** BEGIN **
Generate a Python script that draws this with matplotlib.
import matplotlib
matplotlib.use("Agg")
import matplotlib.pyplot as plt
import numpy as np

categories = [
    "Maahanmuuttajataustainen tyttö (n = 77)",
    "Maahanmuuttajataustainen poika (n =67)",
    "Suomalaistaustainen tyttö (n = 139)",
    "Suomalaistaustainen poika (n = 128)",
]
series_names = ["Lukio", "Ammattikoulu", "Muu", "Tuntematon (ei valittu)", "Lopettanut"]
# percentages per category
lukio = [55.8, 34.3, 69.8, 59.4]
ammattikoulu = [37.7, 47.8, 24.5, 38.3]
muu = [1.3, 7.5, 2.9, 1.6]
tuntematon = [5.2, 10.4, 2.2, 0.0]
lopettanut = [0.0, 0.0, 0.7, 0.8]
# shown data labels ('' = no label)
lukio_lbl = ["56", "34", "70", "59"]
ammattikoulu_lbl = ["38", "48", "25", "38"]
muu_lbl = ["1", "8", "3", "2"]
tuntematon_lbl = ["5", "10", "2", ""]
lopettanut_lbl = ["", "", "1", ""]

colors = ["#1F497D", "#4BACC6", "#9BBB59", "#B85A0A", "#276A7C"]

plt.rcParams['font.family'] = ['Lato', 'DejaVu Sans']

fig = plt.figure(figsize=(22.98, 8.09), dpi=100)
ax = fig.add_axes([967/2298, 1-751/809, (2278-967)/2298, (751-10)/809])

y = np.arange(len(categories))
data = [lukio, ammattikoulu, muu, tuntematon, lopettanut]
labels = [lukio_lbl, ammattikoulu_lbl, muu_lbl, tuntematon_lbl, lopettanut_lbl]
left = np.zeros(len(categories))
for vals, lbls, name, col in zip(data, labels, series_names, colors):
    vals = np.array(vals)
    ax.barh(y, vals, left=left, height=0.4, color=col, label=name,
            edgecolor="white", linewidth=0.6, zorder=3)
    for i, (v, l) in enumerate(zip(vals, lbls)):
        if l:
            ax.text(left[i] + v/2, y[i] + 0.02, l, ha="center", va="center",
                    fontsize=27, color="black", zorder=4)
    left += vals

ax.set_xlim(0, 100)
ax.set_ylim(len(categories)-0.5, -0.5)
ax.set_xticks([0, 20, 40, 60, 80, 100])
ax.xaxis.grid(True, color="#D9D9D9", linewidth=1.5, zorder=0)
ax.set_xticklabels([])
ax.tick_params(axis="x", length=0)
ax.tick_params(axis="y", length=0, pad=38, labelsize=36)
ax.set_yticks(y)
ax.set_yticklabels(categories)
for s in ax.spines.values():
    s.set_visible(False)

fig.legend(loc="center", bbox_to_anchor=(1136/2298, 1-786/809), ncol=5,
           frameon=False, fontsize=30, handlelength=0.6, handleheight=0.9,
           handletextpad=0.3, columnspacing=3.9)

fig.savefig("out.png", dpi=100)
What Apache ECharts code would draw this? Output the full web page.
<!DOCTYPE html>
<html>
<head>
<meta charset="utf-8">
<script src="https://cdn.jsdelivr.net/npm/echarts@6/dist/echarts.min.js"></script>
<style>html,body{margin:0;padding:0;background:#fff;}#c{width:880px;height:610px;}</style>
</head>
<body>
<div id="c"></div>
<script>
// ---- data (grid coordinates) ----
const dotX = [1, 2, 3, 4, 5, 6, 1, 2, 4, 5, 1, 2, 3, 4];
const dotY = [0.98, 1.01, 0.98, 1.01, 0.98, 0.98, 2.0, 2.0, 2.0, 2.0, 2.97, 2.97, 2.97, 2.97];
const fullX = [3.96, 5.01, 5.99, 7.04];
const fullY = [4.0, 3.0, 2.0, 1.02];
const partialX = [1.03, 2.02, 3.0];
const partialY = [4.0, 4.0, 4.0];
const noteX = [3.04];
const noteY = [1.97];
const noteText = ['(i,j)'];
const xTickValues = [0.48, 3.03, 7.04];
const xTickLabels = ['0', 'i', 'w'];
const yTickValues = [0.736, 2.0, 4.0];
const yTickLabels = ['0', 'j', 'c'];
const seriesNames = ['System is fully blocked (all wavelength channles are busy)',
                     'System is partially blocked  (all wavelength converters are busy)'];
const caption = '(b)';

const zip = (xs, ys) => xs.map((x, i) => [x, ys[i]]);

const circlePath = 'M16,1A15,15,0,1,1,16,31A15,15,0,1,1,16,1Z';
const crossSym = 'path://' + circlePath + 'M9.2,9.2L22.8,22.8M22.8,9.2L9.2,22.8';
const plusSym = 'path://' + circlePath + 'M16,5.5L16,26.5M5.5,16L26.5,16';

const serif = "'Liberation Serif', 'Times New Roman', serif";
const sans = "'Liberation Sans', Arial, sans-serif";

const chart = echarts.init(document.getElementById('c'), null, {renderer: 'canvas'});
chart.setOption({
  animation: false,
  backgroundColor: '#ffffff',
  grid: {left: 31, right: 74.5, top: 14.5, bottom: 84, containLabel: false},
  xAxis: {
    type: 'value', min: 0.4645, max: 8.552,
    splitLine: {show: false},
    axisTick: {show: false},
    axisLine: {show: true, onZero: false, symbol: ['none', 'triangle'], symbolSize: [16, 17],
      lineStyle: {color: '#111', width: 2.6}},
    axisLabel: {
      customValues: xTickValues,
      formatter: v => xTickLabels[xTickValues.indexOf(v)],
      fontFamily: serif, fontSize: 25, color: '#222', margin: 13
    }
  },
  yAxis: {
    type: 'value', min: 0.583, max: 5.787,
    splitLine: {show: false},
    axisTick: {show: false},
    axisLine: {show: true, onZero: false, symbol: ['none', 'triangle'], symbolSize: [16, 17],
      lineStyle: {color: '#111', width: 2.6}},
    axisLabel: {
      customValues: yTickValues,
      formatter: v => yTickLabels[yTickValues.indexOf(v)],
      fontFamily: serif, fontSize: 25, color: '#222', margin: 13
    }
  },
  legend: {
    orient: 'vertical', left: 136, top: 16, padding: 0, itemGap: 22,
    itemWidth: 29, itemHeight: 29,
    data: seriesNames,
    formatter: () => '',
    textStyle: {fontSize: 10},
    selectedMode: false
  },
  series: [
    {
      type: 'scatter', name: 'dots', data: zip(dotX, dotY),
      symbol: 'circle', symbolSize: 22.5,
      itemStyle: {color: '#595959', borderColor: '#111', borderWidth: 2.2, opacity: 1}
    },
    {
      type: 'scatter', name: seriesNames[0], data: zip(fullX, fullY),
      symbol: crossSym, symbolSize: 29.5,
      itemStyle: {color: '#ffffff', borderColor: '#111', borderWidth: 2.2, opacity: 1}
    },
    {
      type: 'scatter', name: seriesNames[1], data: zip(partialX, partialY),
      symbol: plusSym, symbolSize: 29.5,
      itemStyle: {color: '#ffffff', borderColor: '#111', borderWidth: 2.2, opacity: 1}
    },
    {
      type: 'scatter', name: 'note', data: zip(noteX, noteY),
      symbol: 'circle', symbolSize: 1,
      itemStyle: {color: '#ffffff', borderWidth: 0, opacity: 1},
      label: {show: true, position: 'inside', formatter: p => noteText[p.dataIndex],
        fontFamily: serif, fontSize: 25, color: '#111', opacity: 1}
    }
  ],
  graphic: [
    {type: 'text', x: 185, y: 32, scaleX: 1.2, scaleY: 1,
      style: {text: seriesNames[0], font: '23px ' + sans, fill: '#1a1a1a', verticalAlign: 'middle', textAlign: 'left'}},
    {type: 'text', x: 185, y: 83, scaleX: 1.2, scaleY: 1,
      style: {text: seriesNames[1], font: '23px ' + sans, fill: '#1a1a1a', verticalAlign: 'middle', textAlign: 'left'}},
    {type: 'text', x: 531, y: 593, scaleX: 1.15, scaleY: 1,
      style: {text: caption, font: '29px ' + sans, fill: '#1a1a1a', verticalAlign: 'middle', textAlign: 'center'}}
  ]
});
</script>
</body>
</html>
** END **
_TASK DETAILS:_
Your output should consist solely of the lines from the beginning of the entries through the line containing "import numpy as np", reproduced exactly.

_FINISHED EXERCISE:_
Generate a Python script that draws this with matplotlib.
import matplotlib
matplotlib.use("Agg")
import matplotlib.pyplot as plt
import numpy as np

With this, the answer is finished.